Mübarek ramazan ayının bitimine sayılı günler kaldı. Koşarcasına geçip giden zaman içerisinde günleri tükettiğimiz ramazan ayının kalplerimizde bıraktığı mahzunluğu, burukluğu anlatmak ne mümkün.

Her yıl merhametin, sevginin, kardeşliğin, paylaşmanın öneminin en içten duygularla ve en sarih belirtilerle ifa ettiğimiz ramazan oruçlarımızı bu yıl geçen yıl ki gibi virüs imtihanının gölgesinde geçip son buluyor.

Ramazan’ın son demlerine doğruda Allah’ın insanlara son bir rahmet vesilesi olan ve bin aydan daha hayırlı olan kadir gecesini idrak ediyoruz. İbadet ve taatle geçirilmesi dua ve zikirle meşgul olunması gereken ve de müslüman alemi için böylesine bir hastalık içerisinde büyük bir nimet iken dua ile geçirilmesi gereken bir zaman dilimi.

Ne olmuştu kadir gecesinde?

Allah’ın insanlara peygamberler vasıtasıyla son hitabı ve nihaî mesajı olan Kur’an’ı Kerim’i indirmesi insanlığın hidayetinde bir dönüm noktası teşkil ettiği için bu olayın gerçekleştiği gece özel bir anlam taşır.

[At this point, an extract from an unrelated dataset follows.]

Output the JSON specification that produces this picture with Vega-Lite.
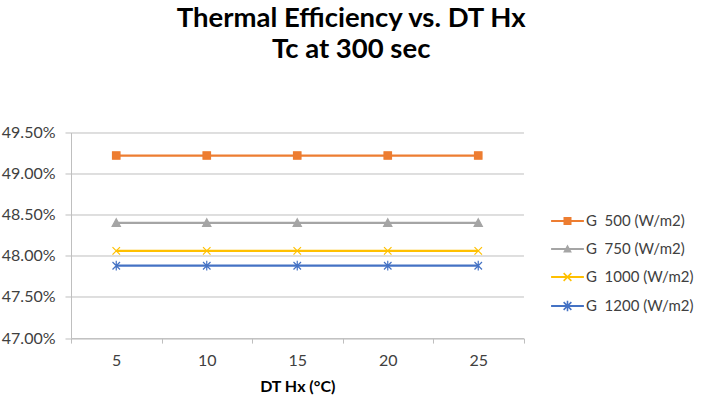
{
  "$schema": "https://vega.github.io/schema/vega-lite/v6.json",
  "width": 452.5,
  "height": 205.6,
  "autosize": "none",
  "padding": {"left": 71, "top": 132.5, "right": 178.5, "bottom": 59},
  "background": "white",
  "title": {
    "text": ["Thermal Efficiency vs. DT Hx", "Tc at 300 sec"],
    "anchor": "middle",
    "frame": "group",
    "dx": 54,
    "offset": 39,
    "fontSize": 27.5,
    "lineHeight": 31,
    "font": "Lato",
    "fontWeight": "bold",
    "color": "#000000",
    "baseline": "alphabetic"
  },
  "data": {
    "values": [
      {"dt": "5", "series": "G  500 (W/m2)", "eff": 0.4922},
      {"dt": "10", "series": "G  500 (W/m2)", "eff": 0.4922},
      {"dt": "15", "series": "G  500 (W/m2)", "eff": 0.4922},
      {"dt": "20", "series": "G  500 (W/m2)", "eff": 0.4922},
      {"dt": "25", "series": "G  500 (W/m2)", "eff": 0.4922},
      {"dt": "5", "series": "G  750 (W/m2)", "eff": 0.4840},
      {"dt": "10", "series": "G  750 (W/m2)", "eff": 0.4840},
      {"dt": "15", "series": "G  750 (W/m2)", "eff": 0.4840},
      {"dt": "20", "series": "G  750 (W/m2)", "eff": 0.4840},
      {"dt": "25", "series": "G  750 (W/m2)", "eff": 0.4840},
      {"dt": "5", "series": "G  1000 (W/m2)", "eff": 0.4806},
      {"dt": "10", "series": "G  1000 (W/m2)", "eff": 0.4806},
      {"dt": "15", "series": "G  1000 (W/m2)", "eff": 0.4806},
      {"dt": "20", "series": "G  1000 (W/m2)", "eff": 0.4806},
      {"dt": "25", "series": "G  1000 (W/m2)", "eff": 0.4806},
      {"dt": "5", "series": "G  1200 (W/m2)", "eff": 0.4788},
      {"dt": "10", "series": "G  1200 (W/m2)", "eff": 0.4788},
      {"dt": "15", "series": "G  1200 (W/m2)", "eff": 0.4788},
      {"dt": "20", "series": "G  1200 (W/m2)", "eff": 0.4788},
      {"dt": "25", "series": "G  1200 (W/m2)", "eff": 0.4788}
    ]
  },
  "encoding": {
    "x": {
      "field": "dt",
      "type": "ordinal",
      "sort": ["5", "10", "15", "20", "25"],
      "scale": {"type": "band", "paddingInner": 0, "paddingOuter": 0},
      "axis": {
        "title": "DT Hx (°C)",
        "labelAngle": 0,
        "tickBand": "extent",
        "tickSize": 5,
        "labelPadding": 9,
        "titlePadding": 10,
        "grid": false
      }
    },
    "y": {
      "field": "eff",
      "type": "quantitative",
      "scale": {"domain": [0.47, 0.495], "zero": false, "nice": false},
      "axis": {
        "title": null,
        "format": ".2%",
        "values": [0.47, 0.475, 0.48, 0.485, 0.49, 0.495],
        "tickSize": 6,
        "labelPadding": 10,
        "grid": true
      }
    }
  },
  "layer": [
    {
      "mark": {"type": "line", "strokeWidth": 2.25},
      "encoding": {
        "stroke": {
          "field": "series",
          "type": "nominal",
          "scale": {
            "domain": ["G  500 (W/m2)", "G  750 (W/m2)", "G  1000 (W/m2)", "G  1200 (W/m2)"],
            "range": ["#ED7D31", "#A5A5A5", "#FFC000", "#4472C4"]
          },
          "legend": null
        }
      }
    },
    {
      "mark": {"type": "point", "size": 56, "opacity": 1, "strokeWidth": 1.2},
      "encoding": {
        "shape": {
          "field": "series",
          "type": "nominal",
          "scale": {
            "domain": ["G  500 (W/m2)", "G  750 (W/m2)", "G  1000 (W/m2)", "G  1200 (W/m2)"],
            "range": ["M-1,-1H1V1H-1Z", "M0,-1.1L1.1,0.9H-1.1Z", "M-1,-1L1,1M-1,1L1,-1", "M-1,-1L1,1M-1,1L1,-1M0,-1.3V1.3"]
          },
          "legend": null
        },
        "fill": {
          "field": "series",
          "type": "nominal",
          "scale": {
            "domain": ["G  500 (W/m2)", "G  750 (W/m2)", "G  1000 (W/m2)", "G  1200 (W/m2)"],
            "range": ["#ED7D31", "#A5A5A5", "#FFC000", "#4472C4"]
          },
          "legend": null
        },
        "stroke": {
          "field": "series",
          "type": "nominal",
          "legend": null
        }
      }
    },
    {
      "mark": {"type": "point", "size": 64, "opacity": 0, "filled": true},
      "encoding": {
        "shape": {
          "field": "series",
          "type": "nominal",
          "scale": {
            "domain": ["G  500 (W/m2)", "G  750 (W/m2)", "G  1000 (W/m2)", "G  1200 (W/m2)"],
            "range": [
              "M-4.1,-0.25H4.1V0.25H-4.1ZM-1,-1H1V1H-1Z",
              "M-4.1,-0.25H4.1V0.25H-4.1ZM0,-1.1L1.1,0.9H-1.1Z",
              "M-4.1,-0.25H4.1V0.25H-4.1ZM-0.83,-1.1L1.1,0.83L0.83,1.1L-1.1,-0.83ZM1.1,-0.83L-0.83,1.1L-1.1,0.83L0.83,-1.1Z",
              "M-4.1,-0.25H4.1V0.25H-4.1ZM-0.83,-1.1L1.1,0.83L0.83,1.1L-1.1,-0.83ZM1.1,-0.83L-0.83,1.1L-1.1,0.83L0.83,-1.1ZM-0.2,-1.3H0.2V1.3H-0.2Z"
            ]
          },
          "legend": {
            "title": null,
            "orient": "none",
            "legendX": 489,
            "legendY": 81,
            "padding": 0,
            "symbolSize": 64,
            "symbolOpacity": 1,
            "labelOffset": 11,
            "rowPadding": 12,
            "labelFontSize": 15,
            "labelFont": "Lato",
            "labelColor": "#404040",
            "labelExpr": "replace(datum.label, ' ', '\u00a0')"
          }
        },
        "color": {
          "field": "series",
          "type": "nominal",
          "scale": {
            "domain": ["G  500 (W/m2)", "G  750 (W/m2)", "G  1000 (W/m2)", "G  1200 (W/m2)"],
            "range": ["#ED7D31", "#A5A5A5", "#FFC000", "#4472C4"]
          },
          "legend": {
            "title": null,
            "orient": "none",
            "legendX": 489,
            "legendY": 81,
            "padding": 0,
            "symbolSize": 64,
            "symbolOpacity": 1,
            "labelOffset": 11,
            "rowPadding": 12,
            "labelFontSize": 15,
            "labelFont": "Lato",
            "labelColor": "#404040",
            "labelExpr": "replace(datum.label, ' ', '\u00a0')"
          }
        }
      }
    }
  ],
  "resolve": {
    "scale": {"shape": "independent"},
    "legend": {"shape": "independent", "color": "independent"}
  },
  "config": {
    "view": {"stroke": null},
    "axis": {
      "labelFont": "Lato",
      "labelFontSize": 16,
      "labelColor": "#404040",
      "titleFont": "Lato",
      "titleFontSize": 16,
      "titleFontWeight": "bold",
      "titleColor": "#000000",
      "domainColor": "#BFBFBF",
      "tickColor": "#BFBFBF",
      "gridColor": "#BFBFBF",
      "domainWidth": 1,
      "tickWidth": 1,
      "gridWidth": 1
    }
  }
}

Kadir suresinde bildirildiğine göre bu gecede Allah’ın izniyle melekler ve Cebrail yeryüzüne iner ve gece boyunca yeryüzüne barış ve esenlik hâkim olur.

Elimizde böylesine bir nimet, böylesine bir imkan varken gafil davranıp istifade etmemek akıl kari iş olmayacaktır. Kötülüğün ve hayasızlığın virüsü bahane edip kol gezdiği bu zaman diliminde Allah’ın rahmetine sığınmak, yeni bir başlangıcın kapısını aralamak, günahlardan yüz çevirip nasuh tövbesini gerçekleştirmek bin aydan daha hayır olan hasenatı elde etmiş olacağız inşallah.

Kırık kalpleri tamir etmek, mahzunları sevindirmek aslında her gün yapmamız gereken bit iş ise de bu zaman diliminde en azından bu duygu karmaşıklığına hassasiyet göstermek Müslümanın gerekliliklerinden olacaktır.

Bolca af ve mağfiretin Allah’tan istenilmesi gereken bu özel gecede televizyon belasından sıyrılıp, ilimle meşgul olmak gerekir. Sadece bu geceye özek değil; müslüman daima ilimle meşgul olup, sürekli olarak bir araştırma ve öğrenme çabası içerisinde olmalıdır.

Bu özel günde dinin direği olan namazı bolca eda etmek gerekir. Kaza namazlarımız varsa eksikliklerimizi gidermeliyiz. Bunca nimet karşısında şükrümüzü yerine getirmemizi en iyi şekilde ifade eden namaz. Dünya ve ahiret nimetlerinden bolca istemeye yüzümüzün olmasını sağlayanda namaz.

Verilen bunca nimet karşısında bir teşekkür ve şükrün ifadesi olan namaza bu zamanda çokça sarılıp, geçmiş günahlardan uzaklaştığımızı, hayata yeni bir pencere açıyormuşçasına yeni hedefler ve idealler çizmenin sözünü vermeliyiz.

Herşeyi vermekte bol olan yalnız O’dur. Nitekim Kuran-ı Kerimde yer alan kadir süresinde ifade edilen “Kadr (Kadir) gecesi; bin aydan daha hayırlıdır.” Manasına hakiki manada inanıp o günü bu şekilde yaşamamız icap etmektedir. Böylelikle hem borcumuzu ifa etmiş olur, emri yerine getirmiş olmakla birlikte hem de şükrümüzü en güzel şekilde ifade etmiş oluruz.

Allah (cc) bizleri hayırda yarışan kullarından eylesin. Amin.